**Record list**
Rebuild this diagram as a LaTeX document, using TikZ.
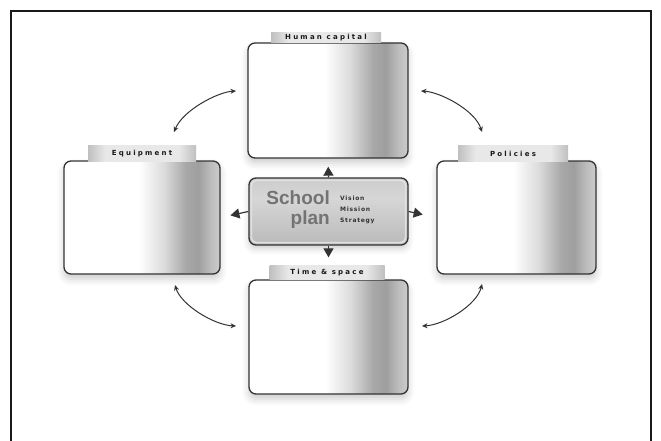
\documentclass[tikz,border=0pt]{standalone}
\usepackage{fontspec}
\usetikzlibrary{arrows.meta,shadows.blur,calc}
\newfontfamily\tabfont{DejaVu Sans}[LetterSpace=32]
\newfontfamily\smallfont{DejaVu Sans}[LetterSpace=12]
\newfontfamily\titlefont{Liberation Sans}

% white on the left half, a grey band towards the right, lighter at the edge
\pgfdeclarehorizontalshading{boxshade}{100bp}{color(0bp)=(white); color(25bp)=(white); color(49bp)=(white);
  color(57bp)=(black!14); color(64bp)=(black!34); color(68bp)=(black!38); color(72bp)=(black!26); color(75bp)=(black!20); color(100bp)=(black!20)}
% label tabs: grey ends, pale middle
\pgfdeclarehorizontalshading{tabshade}{100bp}{color(0bp)=(black!25); color(25bp)=(black!25); color(33bp)=(black!9);
  color(67bp)=(black!9); color(75bp)=(black!25); color(100bp)=(black!25)}
% central hub
\pgfdeclareverticalshading{hubshade}{100bp}{color(0bp)=(black!27); color(25bp)=(black!27); color(60bp)=(black!16); color(75bp)=(black!20); color(100bp)=(black!20)}

\begin{document}
\begin{tikzpicture}[x=1pt,y=-1pt,
  panel/.style={draw=black!80, line width=1.3pt, rounded corners=7pt, shading=boxshade, inner sep=0pt,
    blur shadow={shadow xshift=0pt, shadow yshift=-5pt, shadow blur radius=7pt, shadow opacity=20}},
  hub/.style={draw=black!80, line width=1.3pt, rounded corners=7pt, shading=hubshade, inner sep=0pt,
    minimum width=159pt, minimum height=67pt,
    blur shadow={shadow xshift=0pt, shadow yshift=-4pt, shadow blur radius=6pt, shadow opacity=18}},
  tabbox/.style={shading=tabshade, inner sep=0pt, font=\tabfont\bfseries\fontsize{7}{8}\selectfont, text=black!90},
  hubarrow/.style={draw=black!80, line width=1.2pt, -{Triangle[length=9pt,width=10pt]}},
  arc/.style={draw=black!80, line width=1pt, {Stealth[length=5.5pt,width=5pt]}-{Stealth[length=5.5pt,width=5pt]}},
  bigword/.style={font=\titlefont\bfseries\fontsize{19}{20}\selectfont, text=black!55, inner sep=0pt},
  smallword/.style={font=\smallfont\bfseries\fontsize{6}{7}\selectfont, text=black!80, inner sep=0pt}
]
\useasboundingbox (0,0) rectangle (661,441);

% outer frame, open at the bottom
\draw[line width=1.4pt, black!90] (11,441) -- (11,11) -- (651,11) -- (651,441);

% the four panels
\node[panel, minimum width=160pt, minimum height=115pt] (t) at (328,100.5) {};
\node[panel, minimum width=156pt, minimum height=113pt] (l) at (142,217.5) {};
\node[panel, minimum width=159pt, minimum height=113pt] (r) at (516.5,217.5) {};
\node[panel, minimum width=159pt, minimum height=114pt] (b) at (328.5,337) {};

% label tabs
\node[tabbox, minimum width=110pt, minimum height=10.5pt] (tt) at (326,37.5) {Human capital};
\node[tabbox, minimum width=108pt, minimum height=15pt] (lt) at (142,153.5) {Equipment};
\node[tabbox, minimum width=110pt, minimum height=15pt] (rt) at (513,153.5) {Policies};
\node[tabbox, minimum width=115pt, minimum height=14pt] (bt) at (327,272.5) {Time \& space};

% central hub
\node[hub] (c) at (328.5,211.5) {};
\draw[white!88!black, line width=1.6pt, rounded corners=5pt]
  ($(c.north west)+(3,3)$) rectangle ($(c.south east)+(-3,-3)$);
\node[bigword, anchor=base east] (w1) at (330,204.5) {School};
\node[bigword, anchor=base east] (w2) at (330,224.5) {plan};
\node[smallword, anchor=west] (s1) at (340,198) {Vision};
\node[smallword, anchor=west] (s2) at (340,209) {Mission};
\node[smallword, anchor=west] (s3) at (340,220.5) {Strategy};

% arrows from the hub
\draw[hubarrow, shorten >=8pt] (c.north) -- (t.south);
\draw[hubarrow, shorten >=22pt] (c.south) -- (b.north);
\draw[hubarrow, shorten >=10pt] (c.west) -- (l.east);
\draw[hubarrow, shorten >=14pt] (c.east) -- (r.west);

% curved links between neighbouring panels
\coordinate (a1) at (236,91);  \coordinate (a2) at (174,132);
\coordinate (b1) at (421,91);  \coordinate (b2) at (482,132);
\coordinate (c1) at (175,285); \coordinate (c2) at (236,326);
\coordinate (d1) at (482,284); \coordinate (d2) at (422,326);
\draw[arc] (a1) .. controls (218,92) and (183,110) .. (a2);
\draw[arc] (b1) .. controls (440,92) and (475,110) .. (b2);
\draw[arc] (c1) .. controls (181,305) and (214,325) .. (c2);
\draw[arc] (d1) .. controls (477,305) and (444,325) .. (d2);
\end{tikzpicture}
\end{document}
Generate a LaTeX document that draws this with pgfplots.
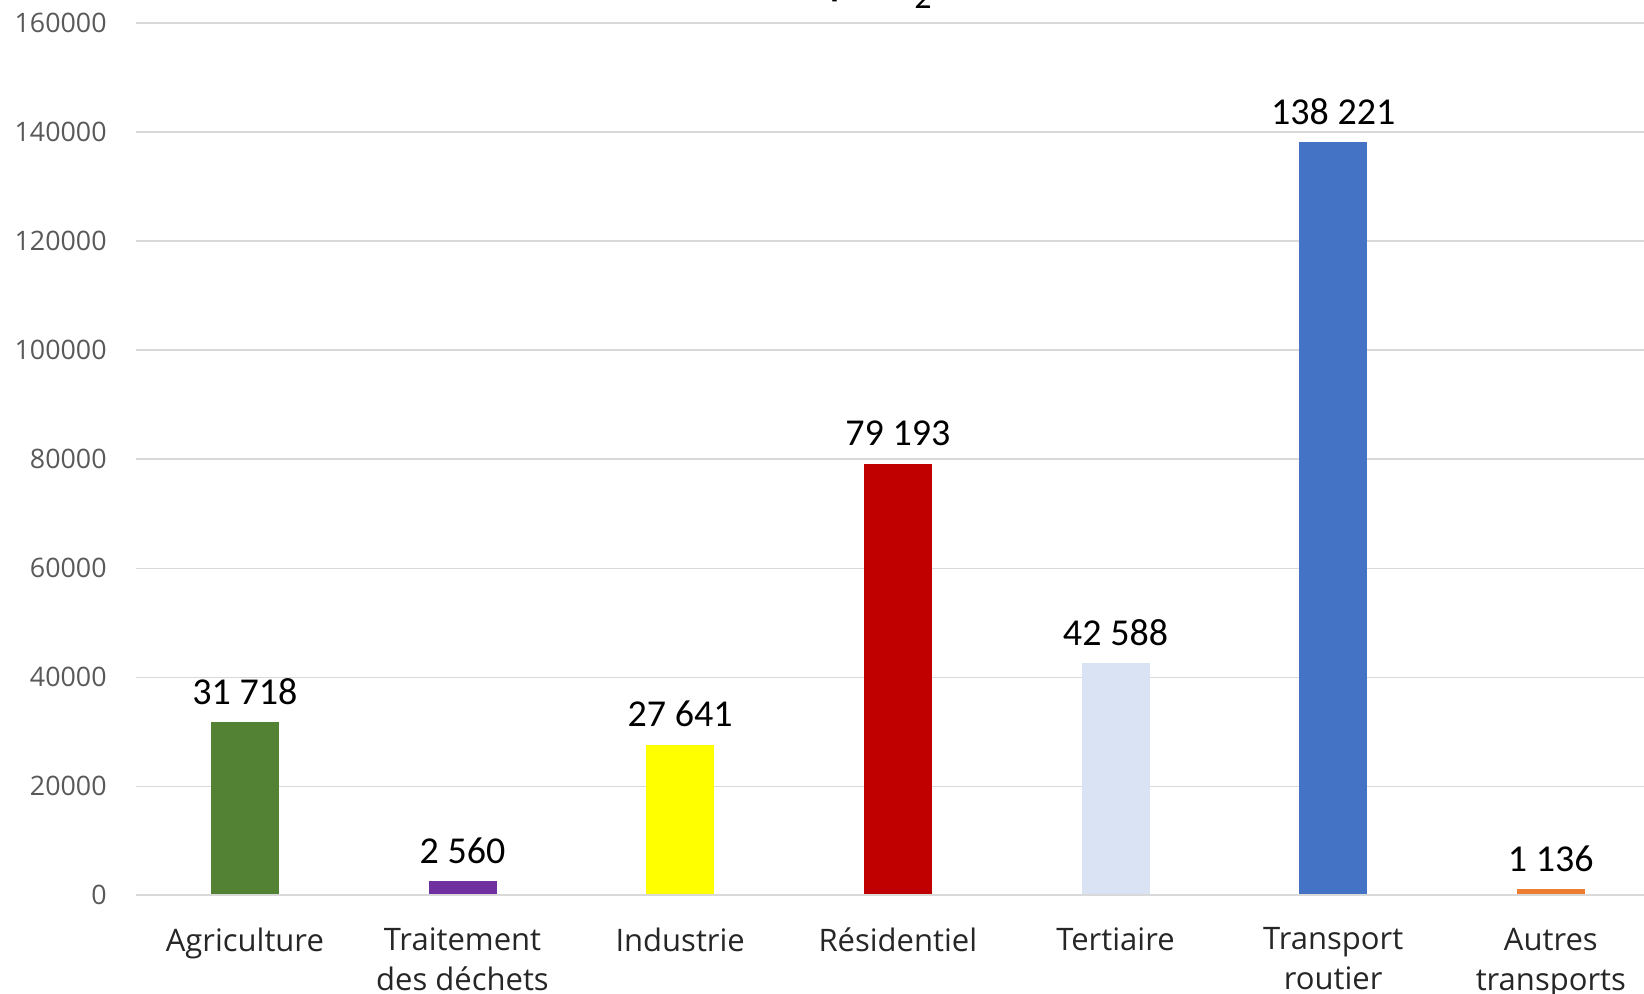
\documentclass[border=0pt]{standalone}
\usepackage{pgfplots}
\pgfplotsset{compat=1.18}
\usepackage{fontspec}
\setmainfont{Open Sans}
\newfontfamily\valfont{Carlito}

\definecolor{gridgray}{HTML}{D9D9D9}
\definecolor{ticktext}{HTML}{595959}
\definecolor{cattext}{HTML}{262626}
\definecolor{cAgri}{HTML}{548235}
\definecolor{cDechets}{HTML}{7030A0}
\definecolor{cIndus}{HTML}{FFFF00}
\definecolor{cResid}{HTML}{C00000}
\definecolor{cTert}{HTML}{DAE3F3}
\definecolor{cTransp}{HTML}{4472C4}
\definecolor{cAutres}{HTML}{ED7D31}

\begin{document}
\begin{tikzpicture}
\clip (0,0) rectangle (822pt,497pt);
\useasboundingbox (0,0) rectangle (822pt,497pt);
% chart title (mostly above the page)
\node[anchor=base east, inner sep=0pt, font=\valfont\fontsize{26}{30}\selectfont, text=black]
  at (466pt,500pt) {Émissions en teq CO{\fontsize{17}{20}\selectfont\raisebox{-0.42em}{2}}};
\begin{axis}[
  at={(68pt,49.3pt)}, anchor=south west,
  scale only axis,
  width=754pt, height=436.2pt,
  xmin=-0.5, xmax=6.428,
  ymin=0, ymax=160000,
  ytick={0,20000,...,160000},
  xtick={0,1,2,3,4,5,6},
  xticklabels={Agriculture, {Traitement\\des déchets}, Industrie, Résidentiel, Tertiaire, {Transport\\routier}, {Autres\\transports}},
  major tick length=0pt,
  axis line style={draw=none},
  axis x line*=bottom, axis y line*=left,
  ymajorgrids, grid style={gridgray, line width=0.7pt},
  /pgf/number format/assume math mode=true,
  scaled y ticks=false,
  yticklabel={\pgfmathprintnumber[fixed, precision=0, 1000 sep={}]{\tick}},
  yticklabel style={font=\fontsize{13.4}{16}\selectfont, text=ticktext, anchor=east, inner sep=0pt, xshift=-14.5pt},
  xticklabel style={font=\fontsize{15.5}{20}\selectfont, text=cattext, align=center, anchor=north, inner sep=0pt, yshift=-16pt},
  ybar, bar width=34pt, bar shift=0pt,
  nodes near coords,
  nodes near coords style={font=\valfont\fontsize{19}{22}\selectfont, text=black, anchor=south, inner sep=0pt, yshift=8.5pt,
    /pgf/number format/.cd, fixed, precision=0, 1000 sep={\hspace{0.23em}}},
  point meta=y,
  clip=false,
]
\addplot[fill=cAgri, draw=none] coordinates {(0,31718)};
\addplot[fill=cDechets, draw=none] coordinates {(1,2560)};
\addplot[fill=cIndus, draw=none] coordinates {(2,27641)};
\addplot[fill=cResid, draw=none] coordinates {(3,79193)};
\addplot[fill=cTert, draw=none] coordinates {(4,42588)};
\addplot[fill=cTransp, draw=none] coordinates {(5,138221)};
\addplot[fill=cAutres, draw=none] coordinates {(6,1136)};
\draw[gridgray, line width=0.9pt] (axis cs:-0.5,0) -- (axis cs:6.428,0);
\end{axis}
\end{tikzpicture}
\end{document}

**Set exercise**
Count each line above in which the string "LaTeX" appears, then state only the total.

**Correct answer**
2